[Tutor] lists of lists: more Chutes & Ladders!

eryksun eryksun at gmail.com
Wed Jan 1 07:13:35 CET 2014


On Tue, Dec 31, 2013 at 10:53 PM, Steven D'Aprano <steve at pearwood.info> wrote:
>
> __builtins__ with-an-s is a crappy hack that has never worked correctly
> and has caused more confusion than help:
>
> https://mail.python.org/pipermail/python-3000/2007-March/006170.html
>
> "Restricted mode" in CPython has never worked correctly, __builtins__
> has always been an implementation-specific detail, and you should never
> use it. The one you actually want is "__builtin__" (no "s") in Python 2,
> or "builtins" (no underscores) in Python 3.

But I didn't say to use the "__builtins__" module.  __builtin__ works
in Jython, but the module I referenced was "builtins", per the 3.x
example given by Denis.

I'm definitely not talking about the weird hack that __builtins__ is a
module in __main__ in CPython. I've never understood the reason for
that, and I loathe it. In every other module it's a dict:

    >>> d = {}
    >>> exec("x = 1", d)
    >>> type(d['__builtins__'])
    <class 'dict'>

I'm not familiar with the implementation of Jython's builtins
namespace. Using the name __builtins__ was based on CPython. Just to
be clear, I'm talking about the builtins namespace and scope --
however it's implemented in Jython or IronPython.
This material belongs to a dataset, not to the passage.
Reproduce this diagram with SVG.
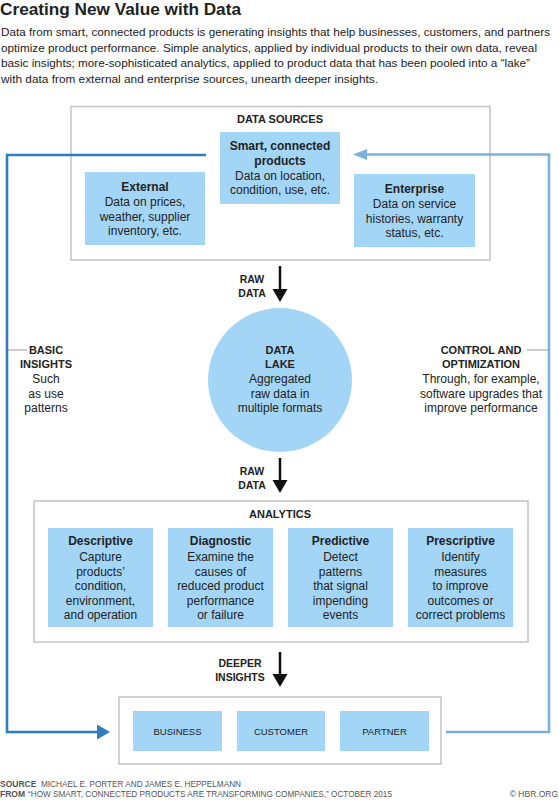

I don't use them and
never plan to, so I'm grateful for the correction, Steven.

>> But the __builtins__ namespace can and does include names for
>> non-built-in objects (e.g. help and exit).
>
> Only when running interactively, and only when site.py runs. If you
> remove or disable site.py, the help and exit functions don't get added.

I'm aware of that, and have even mentioned it at least twice in the past.

>> The important point in this
>> context is that iter is in the builtins module, not that it's a
>> built-in function. There are lots of built-in objects that aren't in
>> builtins.
>
>
> I'm afraid I've lost the context, and don't understand why this is
> important. It's true that not all built-in objects are in builtins, and
> not all objects in builtins are built-in, but other than for pedantic
> correctness, why does this matter?

Denis said:

> "iter" is also the name of a builtin function, like "print"

My point was that the issue with iter is a namespace issue. It doesn't
matter that it's a built-in function like "print". Denis could have
meant that either way, so I thought it important to clarify. Why? A
while back there was a thread on the list confusing "built-in"
functions/methods in the io module and the builtins namespace, and
there was even an erroneous bug report filed on a doc string.